Self-suspended shell-based triboelectric nanogenerator for omnidirectional wind-energy harvesting

Abstract

This study developed a triboelectric nanogenerator capable of harvesting energy from omnidirectional wind at a wide range of speeds. This harvester consists of a flexible cylindrical shell surrounding a rigid column. Each surface of the two components is composed of aluminum and polytetrafluoroethylene (PTFE), a pair of triboelectric materials. The thin shell forms a self-suspended structure due to the Coulombic attraction between the two triboelectric materials. Therefore, the electrical connection between the aluminum and electrodes is maintained, and it can be easily deformed even by the low-velocity wind. The change in the relative distance between these two charged layers enables energy harvesting via a triboelectric energy conversion mechanism. In addition, due to its cylindrical structure, the harvester exhibited homogeneous energy generation performance for all wind directions. It was experimentally confirmed that the generated voltage and current increased as the wind speed increased, from a very low speed of 0.3 m/s to a high speed of 10 m/s.

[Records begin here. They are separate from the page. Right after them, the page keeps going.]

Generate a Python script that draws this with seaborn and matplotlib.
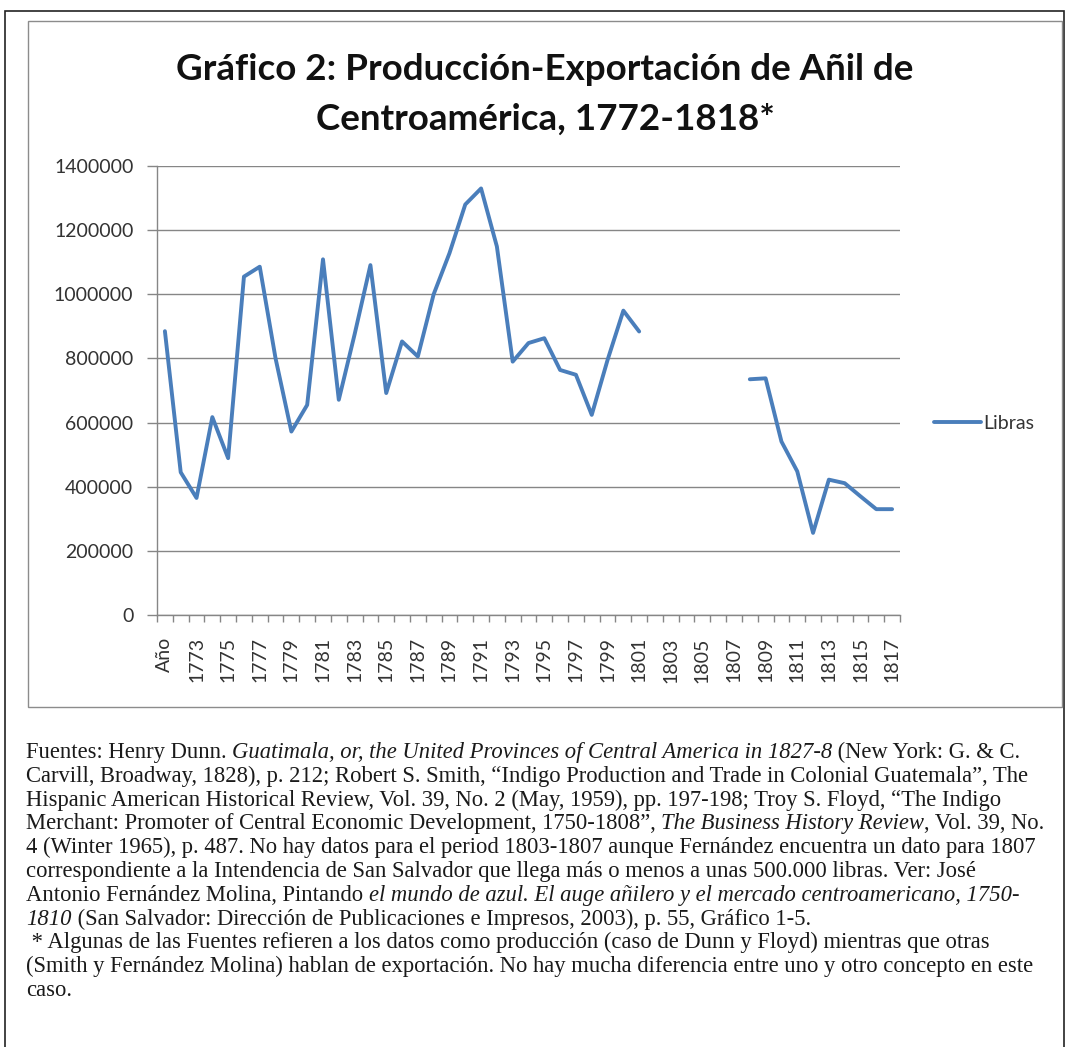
import numpy as np
import pandas as pd
import matplotlib
matplotlib.use("Agg")
import matplotlib.pyplot as plt
from matplotlib.lines import Line2D
from matplotlib.patches import Rectangle
from matplotlib.ticker import FuncFormatter
import seaborn as sns

# categorias del eje x tal como salen en la hoja (la primera quedo como "Año")
anios = ["Año"] + [str(a) for a in range(1772, 1818)]
# libras de añil por categoria (None = sin datos, 1802-1807)
libras = [885000, 445000, 365000, 617000, 489000, 1055000, 1086000, 800000, 572000, 655000,
          1109000, 671000, 875000, 1091000, 692000, 853000, 806000, 1000000, 1128000, 1280000,
          1330000, 1149000, 790000, 848000, 863000, 764000, 749000, 624000, 795000, 949000,
          884000, None, None, None, None, None, None, 735000, 738000, 541000,
          448000, 256000, 422000, 411000, 370000, 330000, 330000]
serie = "Libras"

titulo = ["Gráfico 2: Producción-Exportación de Añil de", "Centroamérica, 1772-1818*"]

# nota al pie: cada renglon es una lista de (texto, cursiva)
nota = [
    [("Fuentes: Henry Dunn. ", False), ("Guatimala, or, the United Provinces of Central America in 1827-8", True),
     (" (New York: G. & C.", False)],
    [("Carvill, Broadway, 1828), p. 212; Robert S. Smith, \u201cIndigo Production and Trade in Colonial Guatemala\u201d, The", False)],
    [("Hispanic American Historical Review, Vol. 39, No. 2 (May, 1959), pp. 197-198; Troy S. Floyd, \u201cThe Indigo", False)],
    [("Merchant: Promoter of Central Economic Development, 1750-1808\u201d, ", False), ("The Business History Review", True),
     (", Vol. 39, No.", False)],
    [("4 (Winter 1965), p. 487. No hay datos para el period 1803-1807 aunque Fernández encuentra un dato para 1807", False)],
    [("correspondiente a la Intendencia de San Salvador que llega más o menos a unas 500.000 libras. Ver: José", False)],
    [("Antonio Fernández Molina, Pintando ", False),
     ("el mundo de azul. El auge añilero y el mercado centroamericano, 1750-", True)],
    [("1810", True), (" (San Salvador: Dirección de Publicaciones e Impresos, 2003), p. 55, Gráfico 1-5.", False)],
    [(" * Algunas de las Fuentes refieren a los datos como producción (caso de Dunn y Floyd) mientras que otras", False)],
    [("(Smith y Fernández Molina) hablan de exportación. No hay mucha diferencia entre uno y otro concepto en este", False)],
    [("caso.", False)],
]

df = pd.DataFrame({"anio": anios, "libras": libras})
df["pos"] = np.arange(len(df))
df["tramo"] = df["libras"].isna().cumsum()
df = df.dropna()

sns.set_style("white")
plt.rcParams["font.family"] = ["Lato", "DejaVu Sans"]

W, H = 1065, 1047
fig = plt.figure(figsize=(W / 100, H / 100), dpi=100)

# marcos
fig.add_artist(Rectangle((5 / W, -0.01), 1059 / W, 1 - 11 / H + 0.01, transform=fig.transFigure,
                         fill=False, edgecolor="#222222", linewidth=1.2))
fig.add_artist(Rectangle((28 / W, 1 - 707 / H), 1034 / W, 686 / H, transform=fig.transFigure,
                         fill=False, edgecolor="#8c8c8c", linewidth=1.0))

ax = fig.add_axes([157 / W, 1 - 615 / H, 743 / W, 449 / H])
azul = "#4A7EBB"
sns.lineplot(data=df, x="pos", y="libras", units="tramo", estimator=None,
             color=azul, linewidth=2.8, ax=ax, legend=False)

ax.set_xlim(-0.5, len(anios) - 0.5)
ax.set_ylim(0, 1400000)
ax.set_xlabel("")
ax.set_ylabel("")

gris = "#868686"
ax.set_yticks(np.arange(0, 1400001, 200000))
ax.yaxis.set_major_formatter(FuncFormatter(lambda v, p: f"{int(v)}"))
ax.yaxis.grid(True, color=gris, linewidth=1)
ax.xaxis.grid(False)
ax.tick_params(axis="y", length=7, width=1, color=gris, pad=10, labelsize=14, labelcolor="#333333", left=True)

ax.set_xticks(np.arange(-0.5, len(anios), 1))
ax.set_xticklabels([])
ax.set_xticks(np.arange(0, len(anios), 2), minor=True)
ax.set_xticklabels(anios[::2], minor=True, rotation=90)
ax.tick_params(axis="x", which="major", length=5, width=1, color=gris, bottom=True)
ax.tick_params(axis="x", which="minor", length=0, pad=16, labelsize=14, labelcolor="#333333")

for lado in ["top", "right"]:
    ax.spines[lado].set_visible(False)
for lado in ["left", "bottom"]:
    ax.spines[lado].set_color(gris)
    ax.spines[lado].set_linewidth(1)

ax.legend(handles=[Line2D([0], [0], color=azul, linewidth=2.8)], labels=[serie],
          loc="center left", bbox_to_anchor=(934 / W, 1 - 423 / H), bbox_transform=fig.transFigure,
          frameon=False, fontsize=14, handlelength=2.4, handletextpad=0.15,
          borderpad=0, borderaxespad=0, labelcolor="#333333")

# titulo
fig.text(545 / W, 1 - 80 / H, titulo[0], ha="center", va="baseline", fontsize=26.5, fontweight="bold", color="#111111")
fig.text(545 / W, 1 - 130 / H, titulo[1], ha="center", va="baseline", fontsize=26.5, fontweight="bold", color="#111111")

# nota al pie, renglon por renglon
r = fig.canvas.get_renderer()
tam = 16.3
fuente = "Liberation Serif"


def ancho(texto, estilo):
    t = fig.text(0, 0, texto + "|", fontsize=tam, family=fuente, style=estilo)
    b = fig.text(0, 0, "|", fontsize=tam, family=fuente, style=estilo)
    w = t.get_window_extent(r).width - b.get_window_extent(r).width
    t.remove()
    b.remove()
    return w


for i, renglon in enumerate(nota):
    x = 26
    y = 758 + i * 23.8
    for texto, cursiva in renglon:
        estilo = "italic" if cursiva else "normal"
        fig.text(x / W, 1 - y / H, texto, fontsize=tam, family=fuente, style=estilo,
                 va="baseline", ha="left", color="#1a1a1a")
        x += ancho(texto, estilo)

fig.savefig("out.png", dpi=100)
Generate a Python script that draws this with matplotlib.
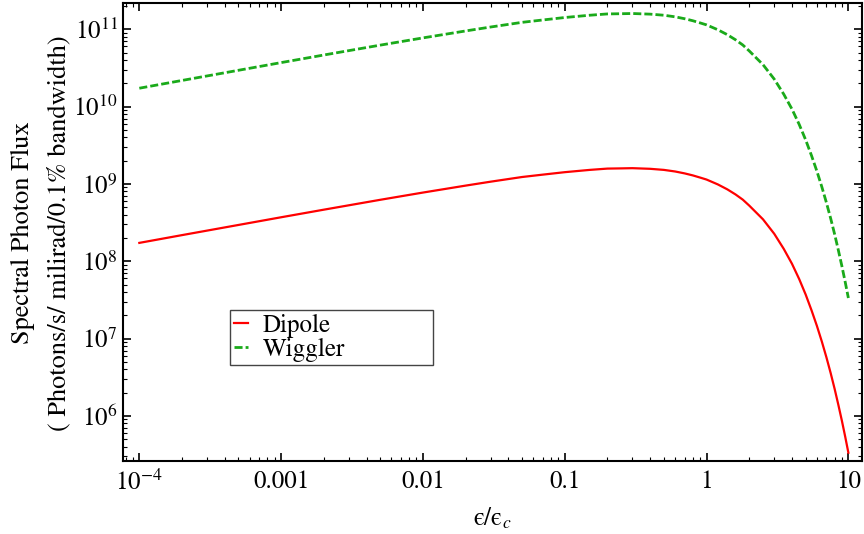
import numpy as np
import matplotlib.pyplot as plt

plt.rcParams['font.family'] = ['STIXGeneral', 'DejaVu Serif']
plt.rcParams['mathtext.fontset'] = 'stix'

# photon energy relative to the critical energy
energy_ratio = [1e-4, 2e-4, 5e-4, 1e-3, 2e-3, 5e-3, 0.01, 0.02, 0.03, 0.05,
                0.07, 0.1, 0.15, 0.2, 0.25, 0.3, 0.4, 0.5, 0.6, 0.7,
                0.8, 0.9, 1.0, 1.2, 1.4, 1.6, 1.8, 2.0, 2.5, 3.0,
                3.5, 4.0, 4.5, 5.0, 5.5, 6.0, 6.5, 7.0, 7.5, 8.0,
                8.5, 9.0, 9.5, 10.0]

# spectral flux, photons/s/mrad/0.1% bw
dipole_flux = [1.73e8, 2.18e8, 2.95e8, 3.71e8, 4.65e8, 6.24e8, 7.74e8, 9.52e8, 1.07e9, 1.23e9,
               1.32e9, 1.42e9, 1.52e9, 1.58e9, 1.59e9, 1.60e9, 1.57e9, 1.52e9, 1.45e9, 1.37e9,
               1.29e9, 1.21e9, 1.14e9, 9.87e8, 8.52e8, 7.32e8, 6.27e8, 5.25e8, 3.49e8, 2.27e8,
               1.45e8, 9.31e7, 5.89e7, 3.71e7, 2.32e7, 1.46e7, 9.16e6, 5.74e6, 3.59e6, 2.24e6,
               1.39e6, 8.68e5, 5.39e5, 3.35e5]
wiggler_flux = [1.73e10, 2.18e10, 2.95e10, 3.71e10, 4.65e10, 6.24e10, 7.74e10, 9.52e10, 1.07e11, 1.23e11,
                1.32e11, 1.42e11, 1.52e11, 1.58e11, 1.59e11, 1.60e11, 1.57e11, 1.52e11, 1.45e11, 1.37e11,
                1.29e11, 1.21e11, 1.14e11, 9.87e10, 8.52e10, 7.32e10, 6.27e10, 5.25e10, 3.49e10, 2.27e10,
                1.45e10, 9.31e9, 5.89e9, 3.71e9, 2.32e9, 1.46e9, 9.16e8, 5.74e8, 3.59e8, 2.24e8,
                1.39e8, 8.68e7, 5.39e7, 3.35e7]

xtick_vals = [1e-4, 1e-3, 1e-2, 1e-1, 1, 10]
xtick_labels = [r'$10^{-4}$', '0.001', '0.01', '0.1', '1', '10']
ytick_vals = [1e6, 1e7, 1e8, 1e9, 1e10, 1e11]
ytick_labels = [r'$10^{%d}$' % k for k in range(6, 12)]

fig = plt.figure(figsize=(8.64, 5.34), dpi=100)
ax = fig.add_axes([123.3 / 864, 1 - 460.5 / 534, 738.4 / 864, 457.5 / 534])

ax.plot(energy_ratio, dipole_flux, color='#ff0000', lw=1.6, label='Dipole')
ax.plot(energy_ratio, wiggler_flux, color='#1aaa1a', lw=2.0, dashes=(2.9, 1.1), label='Wiggler')

ax.set_xscale('log')
ax.set_yscale('log')
ax.set_xlim(10 ** -4.113, 10 ** 1.094)
ax.set_ylim(10 ** 5.424, 10 ** 11.34)

ax.set_xticks(xtick_vals)
ax.set_xticklabels(xtick_labels)
ax.set_yticks(ytick_vals)
ax.set_yticklabels(ytick_labels)

ax.tick_params(which='both', direction='in', top=True, right=True, labelsize=18)
ax.tick_params(which='major', length=6, width=1.2)
ax.tick_params(which='minor', length=3, width=0.8)
ax.tick_params(axis='y', pad=4)
ax.tick_params(axis='x', pad=7)
for s in ax.spines.values():
    s.set_linewidth(1.5)

# lunate epsilon, as in the usual E/Ec notation
ax.set_xlabel('\u03f5/\u03f5$_c$', fontsize=18, labelpad=8)
fig.text(41 / 864, 1 - 233 / 534,
         'Spectral Photon Flux\n( Photons/s/ milirad/0.1% bandwidth)',
         rotation=90, ha='center', va='center', fontsize=19, linespacing=1.7)

leg = ax.legend(loc='lower left', bbox_to_anchor=(0.145, 0.208, 0.274, 0.12),
                mode='expand', borderaxespad=0, fontsize=18,
                handlelength=0.55, handletextpad=0.6, labelspacing=0.0,
                borderpad=0.15, fancybox=False, framealpha=1)
leg.get_frame().set_edgecolor('#444444')
leg.get_frame().set_linewidth(1.0)

fig.savefig('out.png', dpi=100)
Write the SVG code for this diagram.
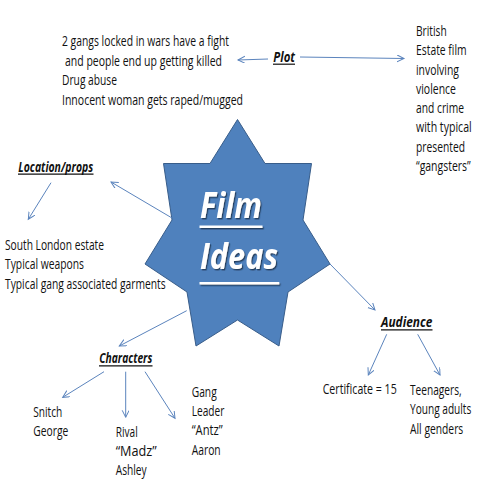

The measured RMS power density harvested from a wind speed of 10 m/s was 8.43 mW/m2. Measured individually at the electrodes for the PTFE layer divided into eight sections, the voltages were asymmetric along any given direction. By utilizing the dependence of the generated voltage on wind speed and direction, we demonstrated that the harvester could be used as a self-powered wind-monitoring sensor with high durability.